As technology scales and the energy of computation continually approaches thermal equilibrium [1,2], parameter variations and noise levels will lead to larger error rates at various levels of the computation stack. The error rates would be especially high for post-CMOS and nanoelectronic systems as well as for probabilistic [3] and stochastic architectures [4]. N-modular redundancy (NMR) at the core-level has been proposed as a way to attain system reliability goals for multicore architectures. While core-level DMR and TMR have been shown to be effective when errors are rare, a large amount of core-level redundancy will be required for attaining system reliability goals in face of high error rates. This makes voting latency and bandwidth significant performance bottlenecks for such systems.

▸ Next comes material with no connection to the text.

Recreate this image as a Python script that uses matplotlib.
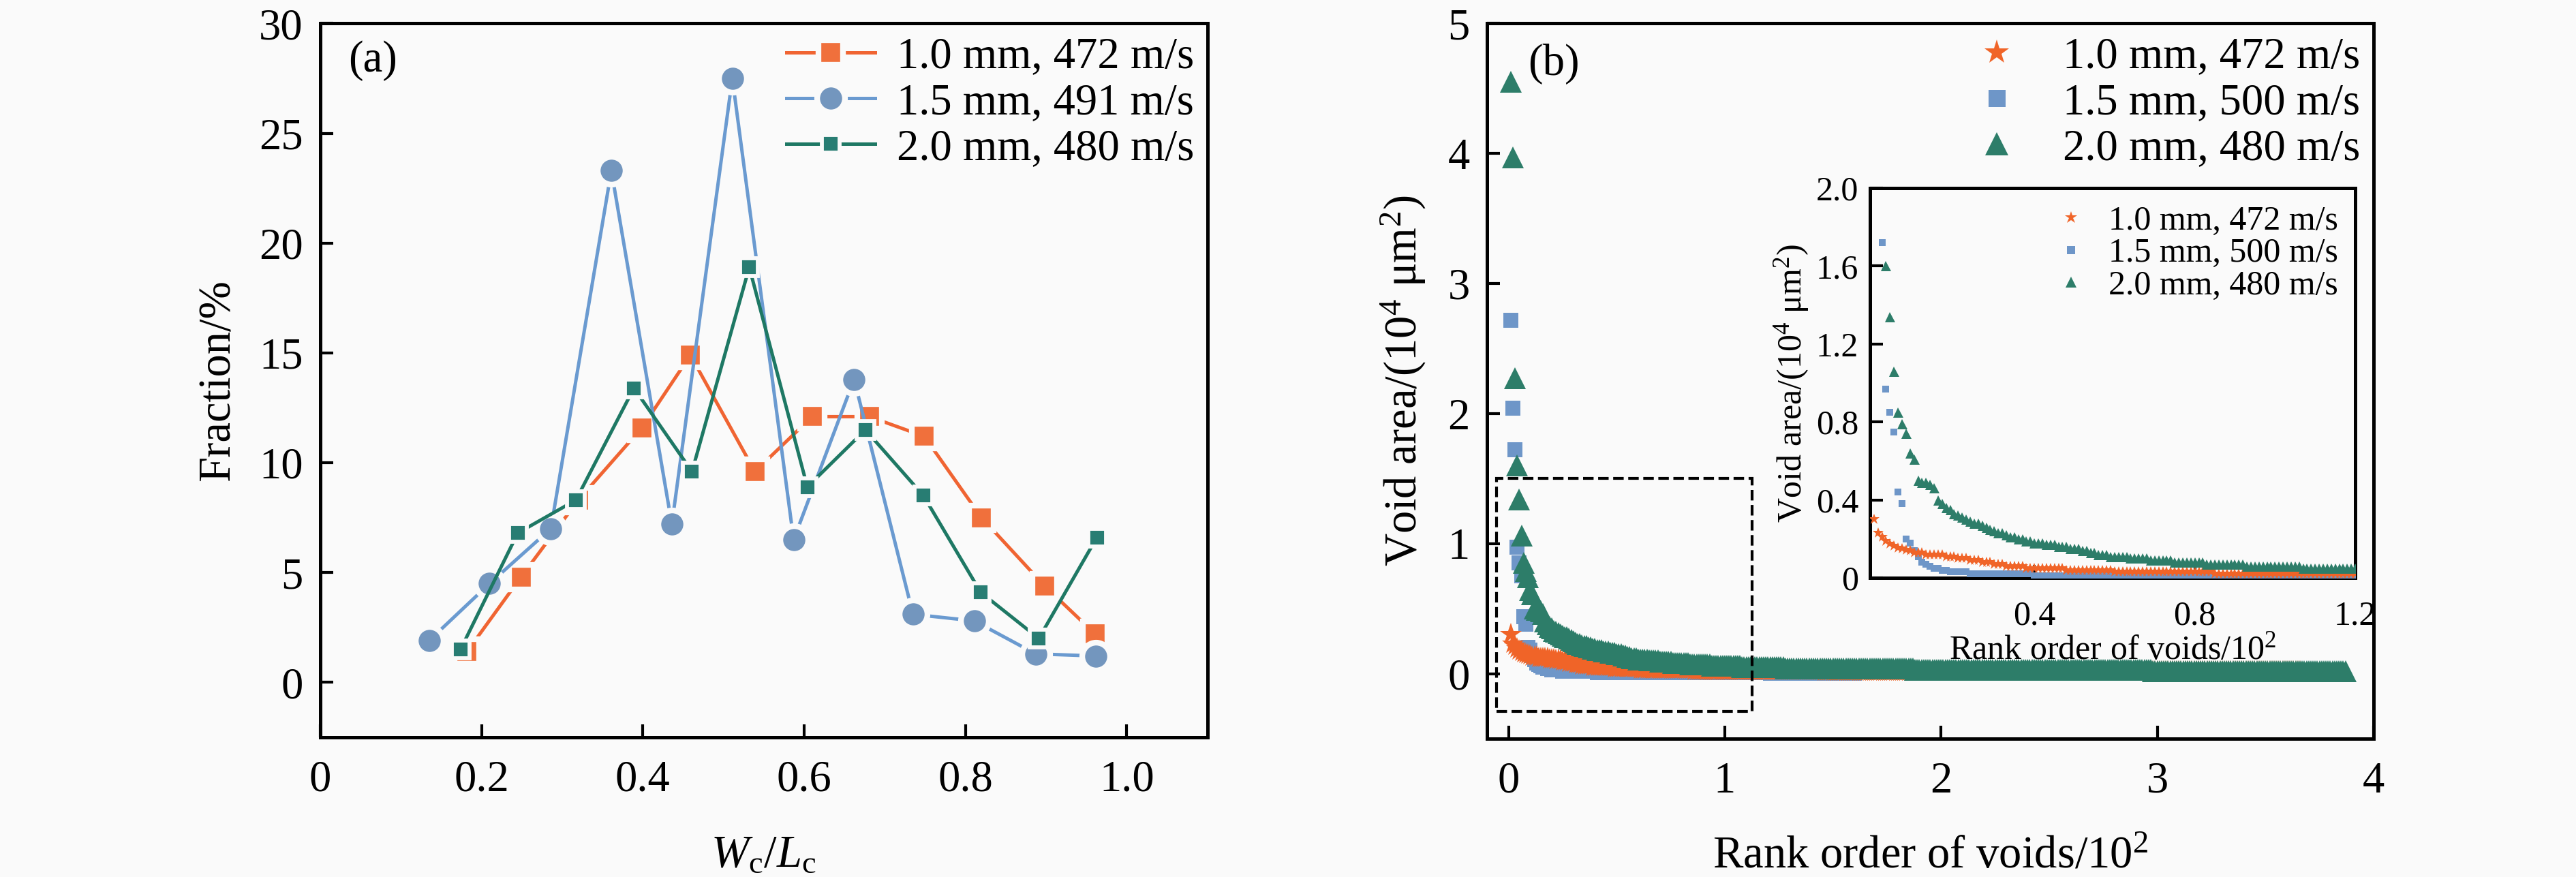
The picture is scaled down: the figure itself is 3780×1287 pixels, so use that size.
import numpy as np
import matplotlib.pyplot as plt
from matplotlib.lines import Line2D
from matplotlib.patches import Rectangle

plt.rcParams['font.family'] = ['Liberation Serif', 'DejaVu Serif']
plt.rcParams['mathtext.fontset'] = 'custom'
plt.rcParams['mathtext.rm'] = 'Liberation Serif'
plt.rcParams['mathtext.it'] = 'Liberation Serif:italic'

BG = '#fafafa'

# ---- (a) fraction vs Wc/Lc ----
x_10 = [0.182, 0.249, 0.320, 0.399, 0.459, 0.539, 0.610, 0.681, 0.749, 0.820, 0.898, 0.961]
f_10 = [1.4, 4.8, 8.3, 11.6, 14.9, 9.6, 12.1, 12.1, 11.2, 7.5, 4.4, 2.2]
x_15 = [0.135, 0.210, 0.286, 0.361, 0.436, 0.511, 0.587, 0.662, 0.735, 0.811, 0.887, 0.962]
f_15 = [1.9, 4.5, 7.0, 23.3, 7.2, 27.5, 6.5, 13.8, 3.1, 2.8, 1.3, 1.2]
x_20 = [0.174, 0.245, 0.317, 0.389, 0.461, 0.532, 0.604, 0.676, 0.748, 0.819, 0.891, 0.963]
f_20 = [1.5, 6.8, 8.3, 13.4, 9.6, 18.9, 8.9, 11.5, 8.5, 4.1, 2.0, 6.6]
labels_a = ['1.0 mm, 472 m/s', '1.5 mm, 491 m/s', '2.0 mm, 480 m/s']

# ---- (b) ranked void areas (10^4 um^2): first values, then (value, count) runs ----
green_head = [4.55, 3.97, 2.27, 1.60, 1.34, 1.06, 0.85, 0.79, 0.74, 0.64, 0.61, 0.50,
              0.49, 0.49, 0.48, 0.46, 0.40, 0.38, 0.36, 0.35, 0.33, 0.32, 0.31, 0.30,
              0.29, 0.28, 0.28, 0.27, 0.26, 0.25, 0.24, 0.23, 0.23, 0.22, 0.21, 0.21,
              0.20, 0.20, 0.19, 0.19]
green_runs = [(0.18, 3), (0.17, 3), (0.16, 3), (0.15, 3), (0.14, 2), (0.13, 2), (0.12, 3),
              (0.11, 5), (0.10, 5), (0.09, 6), (0.08, 8), (0.07, 10), (0.06, 14),
              (0.05, 20), (0.04, 60), (0.03, 110), (0.02, 90)]
blue_head = [2.72, 2.04, 1.72, 0.97, 0.85, 0.75, 0.44, 0.38, 0.20, 0.18, 0.14, 0.11,
             0.08, 0.07, 0.06, 0.05, 0.05, 0.04, 0.04, 0.03]
blue_runs = [(0.03, 4), (0.02, 16), (0.01, 80), (0.005, 40)]
orange_head = [0.30, 0.23, 0.21, 0.19, 0.175, 0.163, 0.155, 0.15, 0.145, 0.14]
orange_runs = [(0.13, 3), (0.12, 5), (0.11, 3), (0.10, 3), (0.09, 3), (0.08, 3), (0.07, 3),
               (0.06, 5), (0.05, 10), (0.04, 12), (0.03, 25), (0.02, 60), (0.015, 221)]
labels_b = ['1.0 mm, 472 m/s', '1.5 mm, 500 m/s', '2.0 mm, 480 m/s']


def expand(head, runs):
    vals = [v for v, n in runs]
    cnts = [n for v, n in runs]
    return np.concatenate([head, np.repeat(vals, cnts)])


area_o = expand(orange_head, orange_runs)
area_b = expand(blue_head, blue_runs)
area_g = expand(green_head, green_runs)

c_or, c_bl, c_gr = '#f0703c', '#7396be', '#287d73'
l_or, l_bl, l_gr = '#f06432', '#6a9ad0', '#1e7864'
s_or, s_bl, s_gr = '#f06428', '#6e96c8', '#2d7d69'

FS = 15.5   # main text size
FI = 12     # inset text size

fig = plt.figure(figsize=(12.6, 4.29), dpi=300, facecolor=BG)


def style(ax, size=FS):
    ax.set_facecolor(BG)
    for sp in ax.spines.values():
        sp.set_linewidth(1.2)
    ax.tick_params(direction='in', length=4.5, width=1.0, labelsize=size,
                   top=False, right=False)


# ---- panel (a) ----
ax1 = fig.add_axes([0.1243, 0.1593, 0.3444, 0.8139])
style(ax1)
ax1.plot(x_10, f_10, '-', color=l_or, lw=1.2, marker='s', ms=8.8, mfc=c_or,
         mec=BG, mew=2.0, label=labels_a[0], zorder=3)
ax1.plot(x_15, f_15, '-', color=l_bl, lw=1.2, marker='o', ms=9.8, mfc=c_bl,
         mec=BG, mew=2.0, label=labels_a[1], zorder=4)
ax1.plot(x_20, f_20, '-', color=l_gr, lw=1.2, marker='s', ms=6.4, mfc=c_gr,
         mec=BG, mew=1.4, label=labels_a[2], zorder=5)
ax1.set_xlim(0, 1.1)
ax1.set_ylim(-2.5, 30)
ax1.set_xticks([0, 0.2, 0.4, 0.6, 0.8, 1.0])
ax1.set_xticklabels(['0', '0.2', '0.4', '0.6', '0.8', '1.0'])
ax1.set_yticks([0, 5, 10, 15, 20, 25, 30])
ax1.tick_params(axis='x', pad=8)
ax1.tick_params(axis='y', pad=6)
ax1.set_xlabel(r'$W_\mathrm{c}/L_\mathrm{c}$', fontsize=16, labelpad=12)
ax1.set_ylabel('Fraction/%', fontsize=16, labelpad=7)
ax1.text(0.032, 0.948, '(a)', transform=ax1.transAxes, fontsize=FS,
         va='center', ha='left')
ax1.legend(loc='upper right', frameon=False, fontsize=FS, handlelength=2.0,
           handletextpad=0.5, labelspacing=0.12, borderaxespad=0.1,
           borderpad=0.2, bbox_to_anchor=(1.0, 1.0))

# ---- panel (b) ----
ax2 = fig.add_axes([0.5772, 0.1578, 0.3442, 0.8154])
style(ax2)
rank_o = np.arange(1, len(area_o) + 1) / 100
rank_b = np.arange(1, len(area_b) + 1) / 100
rank_g = np.arange(1, len(area_g) + 1) / 100
ax2.plot(rank_b, area_b, 's', ls='none', ms=5.3, color=s_bl, mew=0, zorder=3)
ax2.plot(rank_o, area_o, '*', ls='none', ms=8.0, color=s_or, mew=0, zorder=4)
ax2.plot(rank_g, area_g, '^', ls='none', ms=7.5, color=s_gr, mew=0, zorder=5)
ax2.add_patch(Rectangle((-0.055, -0.29), 1.18, 1.79, fill=False, ls='--',
                        lw=1.0, ec='black', zorder=6))
ax2.set_xlim(-0.1, 4.0)
ax2.set_ylim(-0.5, 5)
ax2.set_xticks([0, 1, 2, 3, 4])
ax2.set_yticks([0, 1, 2, 3, 4, 5])
ax2.tick_params(axis='x', pad=8)
ax2.tick_params(axis='y', pad=6)
ax2.set_xlabel(r'Rank order of voids/10$^2$', fontsize=16, labelpad=12)
ax2.set_ylabel(r'Void area/(10$^4$ μm$^2$)', fontsize=16, labelpad=7)
ax2.text(0.046, 0.943, '(b)', transform=ax2.transAxes, fontsize=FS,
         va='center', ha='left')
hb = [Line2D([], [], ls='none', marker='*', ms=9, color=s_or, mew=0),
      Line2D([], [], ls='none', marker='s', ms=6, color=s_bl, mew=0),
      Line2D([], [], ls='none', marker='^', ms=8, color=s_gr, mew=0)]
ax2.legend(hb, labels_b, loc='upper right', frameon=False, fontsize=FS,
           handlelength=1.0, handletextpad=1.0, labelspacing=0.12,
           borderaxespad=0.1, borderpad=0.2, bbox_to_anchor=(1.0, 1.0))

# ---- inset ----
ax3 = fig.add_axes([0.7259, 0.3411, 0.1884, 0.4444])
style(ax3, size=FI)
ax3.plot(rank_b - 0.01, area_b, 's', ls='none', ms=2.6, color=s_bl, mew=0, zorder=3)
ax3.plot(rank_o - 0.01, area_o, '*', ls='none', ms=4.0, color=s_or, mew=0, zorder=4)
ax3.plot(rank_g - 0.01, area_g, '^', ls='none', ms=3.6, color=s_gr, mew=0, zorder=5)
ax3.set_xlim(-0.01, 1.2)
ax3.set_ylim(0, 2.0)
ax3.set_xticks([0.4, 0.8, 1.2])
ax3.set_yticks([0, 0.4, 0.8, 1.2, 1.6, 2.0])
ax3.set_yticklabels(['0', '0.4', '0.8', '1.2', '1.6', '2.0'])
ax3.tick_params(axis='x', pad=8)
ax3.tick_params(axis='y', pad=4)
ax3.set_xlabel(r'Rank order of voids/10$^2$', fontsize=FI, labelpad=1)
ax3.set_ylabel(r'Void area/(10$^4$ μm$^2$)', fontsize=FI, labelpad=2)
hi = [Line2D([], [], ls='none', marker='*', ms=4.5, color=s_or, mew=0),
      Line2D([], [], ls='none', marker='s', ms=3, color=s_bl, mew=0),
      Line2D([], [], ls='none', marker='^', ms=4, color=s_gr, mew=0)]
ax3.legend(hi, labels_b, loc='upper right', frameon=False, fontsize=FI,
           handlelength=1.0, handletextpad=0.6, labelspacing=0.02,
           borderaxespad=0.2, borderpad=0.3, bbox_to_anchor=(1.0, 1.0))

fig.savefig('out.png', dpi=300, facecolor=BG)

In this paper, we present a scalable NMR framework for error prone chip multiprocessors(CMPs). The framework supports in-network fault tolerance where voting logic is integrated into routers to allow for truly distributed voting. The in-network fault tolerance router utilizes the expected redundancy in vote messages, to reduce some of the blocking overhead incurred at the leader, and also provide a mechanism to trade-off network bandwidth with latency. Our framework also supports proactive checkpoint deallocation which allows cores participating in voting to continue on with execution instead of waiting on notification from the voting logic. Finally, the framework supports dynamic constitution that allows an arbitrary core on this chip to be a part of an NMR group. This allows bypassing faulty cores as well as scheduling for performance. Our experiments show significant performance/bandwidth benefits from these optimizations.